# WRITTEN REQUEST:
Count lines holding the string "matplotlib" in the data that follows. Reply with one number only.
**** TASK DATA
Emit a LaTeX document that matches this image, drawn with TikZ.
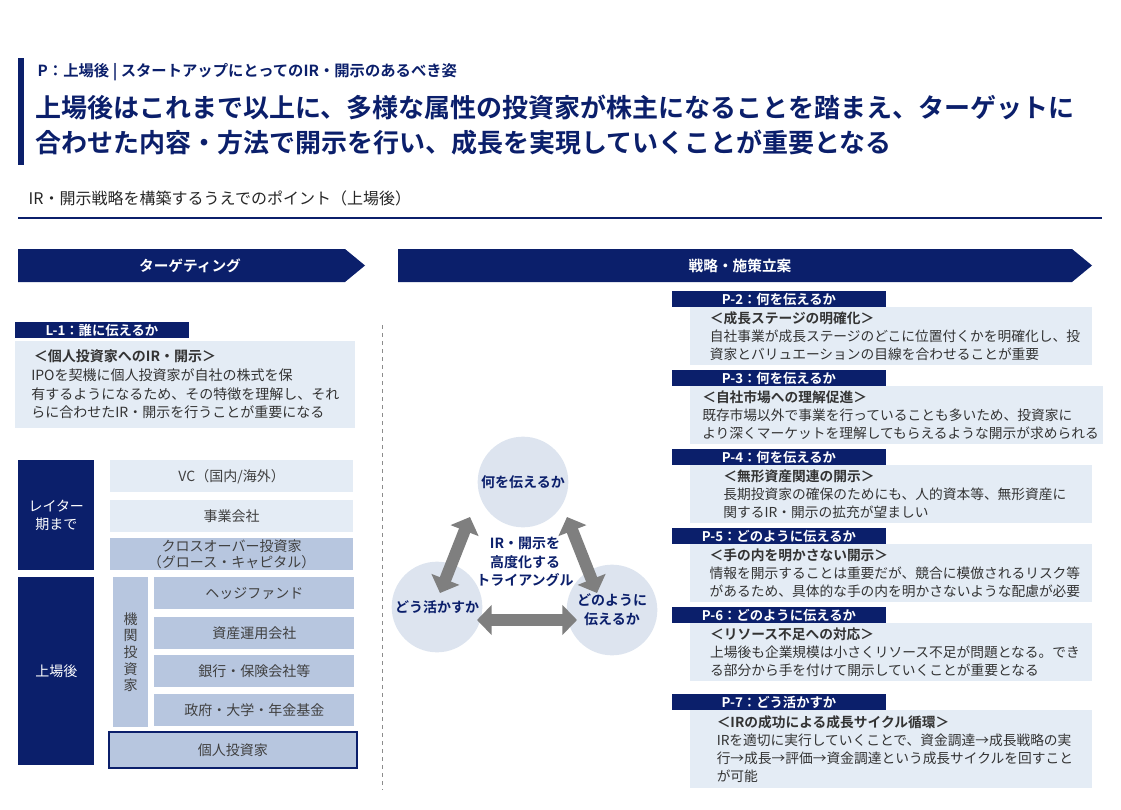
\documentclass[tikz,border=0pt]{standalone}
\usepackage{fontspec}
\setmainfont{Noto Sans CJK JP}[BoldFont={Noto Sans CJK JP Bold}]
\usetikzlibrary{arrows.meta,positioning}
\definecolor{navy}{HTML}{0B1F6B}
\definecolor{paleblue}{HTML}{E4ECF5}
\definecolor{midblue}{HTML}{B7C6DF}
\definecolor{circblue}{HTML}{DDE4EF}
\definecolor{arrgray}{HTML}{7F7F7F}
\tikzset{
  hdr/.style={font=\fontsize{11}{13}\selectfont\bfseries, text=white},
  lbl/.style={fill=navy, text=white, font=\fontsize{10}{12}\selectfont\bfseries, anchor=north west, inner sep=0pt, inner xsep=3pt, minimum height=12pt, text depth=0pt, align=left},
  pbox/.style={fill=paleblue, anchor=north west, inner sep=3pt, align=left, text=black!80, font=\fontsize{10.3}{13.5}\selectfont},
  stage/.style={fill=navy, text=white, anchor=north west, inner sep=0pt, align=center, font=\fontsize{10.5}{13}\selectfont},
  row/.style={fill=midblue, anchor=north west, inner sep=0pt, align=center, text=black!75, font=\fontsize{10.5}{12}\selectfont},
  circ/.style={circle, fill=circblue, minimum size=68pt, inner sep=0pt, align=center, text=navy, font=\fontsize{10.5}{14}\selectfont\bfseries},
  triarrow/.style={arrgray, line width=9pt, {Triangle[width=22pt,length=11pt]}-{Triangle[width=22pt,length=11pt]}}
}
\begin{document}
\begin{tikzpicture}[x=0.75pt,y=-0.75pt]
  \useasboundingbox (0,0) rectangle (1121,810);
  % heading
  \fill[navy] (18,58) rectangle (24,165);
  \node[anchor=west, text=navy, font=\fontsize{11.5}{13}\selectfont\bfseries] (kicker) at (33,72) {P：上場後 | スタートアップにとってのIR・開示のあるべき姿};
  \node[anchor=north west, text=navy, align=left, font=\fontsize{19.5}{26}\selectfont\bfseries, inner sep=0pt] (title) at (35,95) {上場後はこれまで以上に、多様な属性の投資家が株主になることを踏まえ、ターゲットに\\合わせた内容・方法で開示を行い、成長を実現していくことが重要となる};
  \node[anchor=west, text=black!85, font=\fontsize{12}{14}\selectfont] (sub) at (24,198) {IR・開示戦略を構築するうえでのポイント（上場後）};
  \draw[navy, line width=0.8pt] (18,218) -- (1102,218);
  % chevrons
  \fill[navy] (18,249) -- (345,249) -- (365,265.5) -- (345,282) -- (18,282) -- cycle;
  \node[hdr] (target) at (190,265.5) {ターゲティング};
  \fill[navy] (398,249) -- (1072,249) -- (1092,265.5) -- (1072,282) -- (398,282) -- cycle;
  \node[hdr] (plan) at (740,265.5) {戦略・施策立案};
  % L-1
  \node[lbl, minimum width=130pt] (l1) at (15,322) {L-1：誰に伝えるか};
  \node[pbox, minimum width=255pt, minimum height=65pt, font=\fontsize{10.5}{14}\selectfont] (l1box) at (15,341)
    {\textbf{\hspace*{2pt}＜個人投資家へのIR・開示＞}\\IPOを契機に個人投資家が自社の株式を保\\有するようになるため、その特徴を理解し、それ\\らに合わせたIR・開示を行うことが重要になる};
  \draw[black!45, dashed] (382,325) -- (382,790);
  % investor table
  \node[stage, minimum width=57pt, minimum height=82.5pt] (later) at (18,460) {レイター\\期まで};
  \node[stage, minimum width=57pt, minimum height=141pt] (listed) at (18,577) {上場後};
  \node[row, fill=paleblue, minimum width=182pt, minimum height=24pt] (vc) at (110,460) {VC（国内/海外）};
  \node[row, fill=paleblue, minimum width=182pt, minimum height=24pt] (corp) at (110,500) {事業会社};
  \node[row, minimum width=182pt, minimum height=24pt, font=\fontsize{10.5}{11.5}\selectfont] (cross) at (110,538) {クロスオーバー投資家\\（グロース・キャピタル）};
  \node[row, minimum width=26pt, minimum height=112.5pt, font=\fontsize{10.5}{12.5}\selectfont] (inst) at (113,577) {機\\関\\投\\資\\家};
  \node[row, minimum width=150pt, minimum height=24pt] (hedge) at (154,577) {ヘッジファンド};
  \node[row, minimum width=150pt, minimum height=24pt] (asset) at (154,617) {資産運用会社};
  \node[row, minimum width=150pt, minimum height=24pt] (bank) at (154,655) {銀行・保険会社等};
  \node[row, minimum width=150pt, minimum height=24pt] (gov) at (154,694) {政府・大学・年金基金};
  \node[row, draw=navy, line width=1.2pt, minimum width=186pt, minimum height=27pt] (retail) at (108,731) {個人投資家};
  % triangle
  \node[circ] (what) at (523,482) {何を伝えるか};
  \node[circ] (use) at (437,607) {どう活かすか};
  \node[circ] (how) at (612,610) {どのように\\伝えるか};
  \coordinate (wl) at (470,517); \coordinate (ul) at (440,593);
  \coordinate (wr) at (567,517); \coordinate (hr) at (597,593);
  \coordinate (uh) at (477,620); \coordinate (hu) at (577,620);
  \draw[triarrow] (wl) -- (ul);
  \draw[triarrow] (wr) -- (hr);
  \draw[triarrow] (uh) -- (hu);
  \node[align=center, text=navy, font=\fontsize{10.5}{14}\selectfont\bfseries] (core) at (525,562) {IR・開示を\\高度化する\\トライアングル};
  % P items
  \node[lbl, minimum width=160pt] (p2) at (672,291) {P-2：何を伝えるか};
  \node[pbox, minimum width=301pt, minimum height=43pt] (p2box) at (690,307)
    {\textbf{\hspace*{6pt}＜成長ステージの明確化＞}\\\hspace*{6pt}自社事業が成長ステージのどこに位置付くかを明確化し、投\\\hspace*{6pt}資家とバリュエーションの目線を合わせることが重要};
  \node[lbl, minimum width=160pt] (p3) at (672,370) {P-3：何を伝えるか};
  \node[pbox, minimum width=301pt, minimum height=43pt] (p3box) at (690,386)
    {\textbf{\hspace*{6pt}＜自社市場への理解促進＞}\\\hspace*{6pt}既存市場以外で事業を行っていることも多いため、投資家に\\\hspace*{6pt}より深くマーケットを理解してもらえるような開示が求められる};
  \node[lbl, minimum width=160pt] (p4) at (672,449) {P-4：何を伝えるか};
  \node[pbox, minimum width=301pt, minimum height=43pt] (p4box) at (690,465)
    {\textbf{\hspace*{6pt}＜無形資産関連の開示＞}\\\hspace*{6pt}長期投資家の確保のためにも、人的資本等、無形資産に\\\hspace*{6pt}関するIR・開示の拡充が望ましい};
  \node[lbl, minimum width=160pt] (p5) at (672,528) {P-5：どのように伝えるか};
  \node[pbox, minimum width=301pt, minimum height=43pt] (p5box) at (690,544)
    {\textbf{\hspace*{6pt}＜手の内を明かさない開示＞}\\\hspace*{6pt}情報を開示することは重要だが、競合に模倣されるリスク等\\\hspace*{6pt}があるため、具体的な手の内を明かさないような配慮が必要};
  \node[lbl, minimum width=160pt] (p6) at (672,607) {P-6：どのように伝えるか};
  \node[pbox, minimum width=301pt, minimum height=43pt] (p6box) at (690,623)
    {\textbf{\hspace*{6pt}＜リソース不足への対応＞}\\\hspace*{6pt}上場後も企業規模は小さくリソース不足が問題となる。でき\\\hspace*{6pt}る部分から手を付けて開示していくことが重要となる};
  \node[lbl, minimum width=160pt] (p7) at (672,694) {P-7：どう活かすか};
  \node[pbox, minimum width=301pt, minimum height=58pt] (p7box) at (690,710)
    {\textbf{\hspace*{6pt}＜IRの成功による成長サイクル循環＞}\\\hspace*{6pt}IRを適切に実行していくことで、資金調達→成長戦略の実\\\hspace*{6pt}行→成長→評価→資金調達という成長サイクルを回すこと\\\hspace*{6pt}が可能};
\end{tikzpicture}
\end{document}
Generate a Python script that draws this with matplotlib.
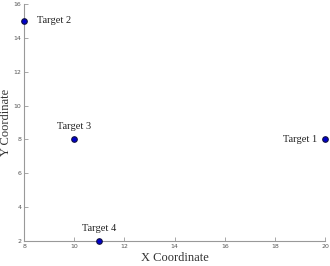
import matplotlib
matplotlib.use("Agg")
import matplotlib.pyplot as plt

names = ["Target 1", "Target 2", "Target 3", "Target 4"]
xs = [20, 8, 10, 11]
ys = [8, 15, 8, 2]
offsets = [(-6, 0), (9, 0), (0, 6), (0, 6)]
has = ["right", "left", "center", "center"]
vas = ["center", "center", "bottom", "bottom"]

fig = plt.figure(figsize=(3.3, 2.66), dpi=100)
ax = fig.add_axes([0.073, 0.094, 0.912, 0.891])
ax.scatter(xs, ys, s=16, c="#0000cc", edgecolors="#101040", linewidths=0.8, zorder=3, clip_on=False)
for n, x, y, off, ha, va in zip(names, xs, ys, offsets, has, vas):
    ax.annotate(n, (x, y), xytext=off, textcoords="offset points", ha=ha, va=va,
                fontsize=7.5, family="Liberation Serif", color="#222222")
ax.set_xlim(8, 20)
ax.set_ylim(2, 16)
ax.set_xticks(range(8, 21, 2))
ax.set_yticks(range(2, 17, 2))
for s in ["top", "right"]:
    ax.spines[s].set_visible(False)
for s in ["left", "bottom"]:
    ax.spines[s].set_color("#999999")
    ax.spines[s].set_linewidth(0.8)
ax.tick_params(direction="in", length=3, width=0.6, color="#999999", labelsize=4.5, labelcolor="#555555", pad=2)
ax.set_xlabel("X Coordinate", family="Liberation Serif", fontsize=9, color="#333333", labelpad=2)
ax.set_ylabel("Y Coordinate", family="Liberation Serif", fontsize=9, color="#333333", labelpad=1)
fig.savefig("out.png", dpi=100)
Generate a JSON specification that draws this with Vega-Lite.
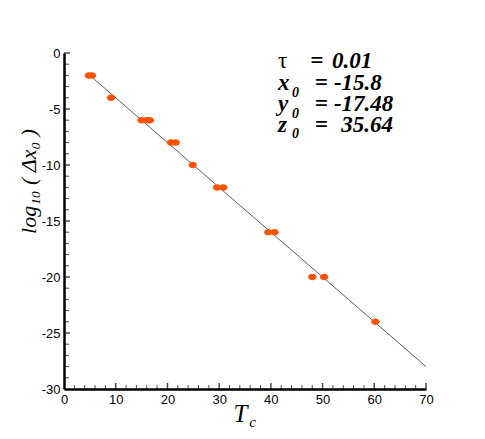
{
  "$schema": "https://vega.github.io/schema/vega-lite/v6.json",
  "width": 362,
  "height": 336,
  "autosize": {"type": "none"},
  "padding": {"left": 64, "top": 53, "right": 59, "bottom": 50},
  "background": "white",
  "config": {"view": {"stroke": null}},
  "datasets": {
    "pts": [
      {"T": 4.8, "L": -2}, {"T": 5.4, "L": -2}, {"T": 9.1, "L": -4},
      {"T": 15.0, "L": -6}, {"T": 16.0, "L": -6}, {"T": 16.6, "L": -6},
      {"T": 20.7, "L": -8}, {"T": 21.6, "L": -8}, {"T": 24.9, "L": -10},
      {"T": 29.6, "L": -12}, {"T": 30.8, "L": -12}, {"T": 39.5, "L": -16},
      {"T": 40.7, "L": -16}, {"T": 48.0, "L": -20}, {"T": 50.3, "L": -20},
      {"T": 60.2, "L": -24}
    ],
    "fit": [{"T": 5, "L": -2}, {"T": 70, "L": -28}],
    "xminor": [{"v":2},{"v":4},{"v":6},{"v":8},{"v":12},{"v":14},{"v":16},{"v":18},{"v":22},{"v":24},{"v":26},{"v":28},{"v":32},{"v":34},{"v":36},{"v":38},{"v":42},{"v":44},{"v":46},{"v":48},{"v":52},{"v":54},{"v":56},{"v":58},{"v":62},{"v":64},{"v":66},{"v":68}],
    "xmajor": [{"v":10},{"v":20},{"v":30},{"v":40},{"v":50},{"v":60},{"v":70}],
    "yminor": [{"v":-29},{"v":-28},{"v":-27},{"v":-26},{"v":-24},{"v":-23},{"v":-22},{"v":-21},{"v":-19},{"v":-18},{"v":-17},{"v":-16},{"v":-14},{"v":-13},{"v":-12},{"v":-11},{"v":-9},{"v":-8},{"v":-7},{"v":-6},{"v":-4},{"v":-3},{"v":-2},{"v":-1}],
    "ymajor": [{"v":-25},{"v":-20},{"v":-15},{"v":-10},{"v":-5},{"v":0}],
    "lab": [
      {"T": 41.4, "L": -3.3, "s": "x"}, {"T": 41.4, "L": -5.18, "s": "y"}, {"T": 41.4, "L": -7.05, "s": "z"},
      {"T": 47.6, "L": -1.34, "s": "="}, {"T": 48.5, "L": -3.3, "s": "="}, {"T": 48.5, "L": -5.18, "s": "="}, {"T": 48.5, "L": -7.05, "s": "="},
      {"T": 51.8, "L": -1.34, "s": "0.01"}, {"T": 52.2, "L": -3.3, "s": "-15.8"}, {"T": 52.2, "L": -5.18, "s": "-17.48"}, {"T": 53.6, "L": -7.05, "s": "35.64"}
    ],
    "tau": [{"T": 41.4, "L": -1.34, "s": "τ"}],
    "subs": [
      {"T": 44.1, "L": -3.93, "s": "0"}, {"T": 44.1, "L": -5.8, "s": "0"}, {"T": 44.1, "L": -7.6, "s": "0"}
    ],
    "xsub": [{"T": 35.8, "L": -33.4, "s": "c"}]
  },
  "layer": [
    {
      "data": {"name": "fit"},
      "mark": {"type": "line", "color": "#333333", "strokeWidth": 0.8},
      "encoding": {
        "x": {
          "field": "T", "type": "quantitative",
          "scale": {"domain": [0, 70], "nice": false, "zero": false},
          "axis": {
            "orient": "bottom",
            "values": [0, 10, 20, 30, 40, 50, 60, 70],
            "labelExpr": "'' + datum.value",
            "grid": false, "labelOverlap": false,
            "domainColor": "black", "domainWidth": 2.5,
            "ticks": false, "tickSize": 0,
            "labelFont": "Liberation Sans", "labelFontSize": 13, "labelColor": "black",
            "labelPadding": 4, "labelFlush": false,
            "title": "T",
            "titleFont": "Liberation Serif", "titleFontStyle": "italic", "titleFontWeight": "normal",
            "titleFontSize": 25, "titleColor": "black",
            "titleX": 176, "titleY": 32, "titleBaseline": "alphabetic", "titleAlign": "center"
          }
        },
        "y": {
          "field": "L", "type": "quantitative",
          "scale": {"domain": [-30, 0], "nice": false, "zero": false},
          "axis": {
            "orient": "left",
            "values": [-30, -25, -20, -15, -10, -5, 0],
            "labelExpr": "'' + datum.value",
            "grid": false, "labelOverlap": false,
            "domainColor": "black", "domainWidth": 2.5,
            "ticks": false, "tickSize": 0,
            "labelFont": "Liberation Sans", "labelFontSize": 13, "labelColor": "black",
            "labelPadding": 4, "labelFlush": false,
            "title": "log₁₀ ( Δx₀ )",
            "titleFont": "Liberation Serif", "titleFontStyle": "italic", "titleFontWeight": "normal",
            "titleFontSize": 22, "titleColor": "black",
            "titleX": -36, "titleY": 128, "titleAngle": -90, "titleAlign": "center", "titleBaseline": "middle"
          }
        }
      }
    },
    {
      "data": {"name": "xminor"},
      "mark": {"type": "tick", "orient": "vertical", "color": "black", "size": 4, "thickness": 1, "yOffset": -2},
      "encoding": {
        "x": {"field": "v", "type": "quantitative"},
        "y": {"datum": -30, "type": "quantitative"}
      }
    },
    {
      "data": {"name": "xmajor"},
      "mark": {"type": "tick", "orient": "vertical", "color": "black", "size": 6, "thickness": 1.5, "yOffset": -3},
      "encoding": {
        "x": {"field": "v", "type": "quantitative"},
        "y": {"datum": -30, "type": "quantitative"}
      }
    },
    {
      "data": {"name": "yminor"},
      "mark": {"type": "tick", "orient": "horizontal", "color": "black", "size": 5, "thickness": 1, "xOffset": 2.5},
      "encoding": {
        "x": {"datum": 0, "type": "quantitative"},
        "y": {"field": "v", "type": "quantitative"}
      }
    },
    {
      "data": {"name": "ymajor"},
      "mark": {"type": "tick", "orient": "horizontal", "color": "black", "size": 6, "thickness": 1.5, "xOffset": 3},
      "encoding": {
        "x": {"datum": 0, "type": "quantitative"},
        "y": {"field": "v", "type": "quantitative"}
      }
    },
    {
      "data": {"name": "pts"},
      "mark": {"type": "point", "filled": true, "opacity": 1, "color": "#ff5200", "size": 70,
               "shape": "M-1,0A1,0.78 0 1,0 1,0A1,0.78 0 1,0 -1,0Z"},
      "encoding": {
        "x": {"field": "T", "type": "quantitative"},
        "y": {"field": "L", "type": "quantitative"}
      }
    },
    {
      "data": {"name": "lab"},
      "mark": {"type": "text", "align": "left", "baseline": "alphabetic", "font": "Liberation Serif",
               "fontStyle": "italic", "fontWeight": "bold", "fontSize": 23, "color": "black"},
      "encoding": {
        "x": {"field": "T", "type": "quantitative"},
        "y": {"field": "L", "type": "quantitative"},
        "text": {"field": "s"}
      }
    },
    {
      "data": {"name": "tau"},
      "mark": {"type": "text", "align": "left", "baseline": "alphabetic", "font": "Liberation Serif",
               "fontSize": 23, "color": "black"},
      "encoding": {
        "x": {"field": "T", "type": "quantitative"},
        "y": {"field": "L", "type": "quantitative"},
        "text": {"field": "s"}
      }
    },
    {
      "data": {"name": "subs"},
      "mark": {"type": "text", "align": "left", "baseline": "alphabetic", "font": "Liberation Serif",
               "fontStyle": "italic", "fontWeight": "bold", "fontSize": 14, "color": "black"},
      "encoding": {
        "x": {"field": "T", "type": "quantitative"},
        "y": {"field": "L", "type": "quantitative"},
        "text": {"field": "s"}
      }
    },
    {
      "data": {"name": "xsub"},
      "mark": {"type": "text", "align": "left", "baseline": "alphabetic", "font": "Liberation Serif",
               "fontStyle": "italic", "fontSize": 15, "color": "black"},
      "encoding": {
        "x": {"field": "T", "type": "quantitative"},
        "y": {"field": "L", "type": "quantitative"},
        "text": {"field": "s"}
      }
    }
  ]
}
********
# OUTPUT:
4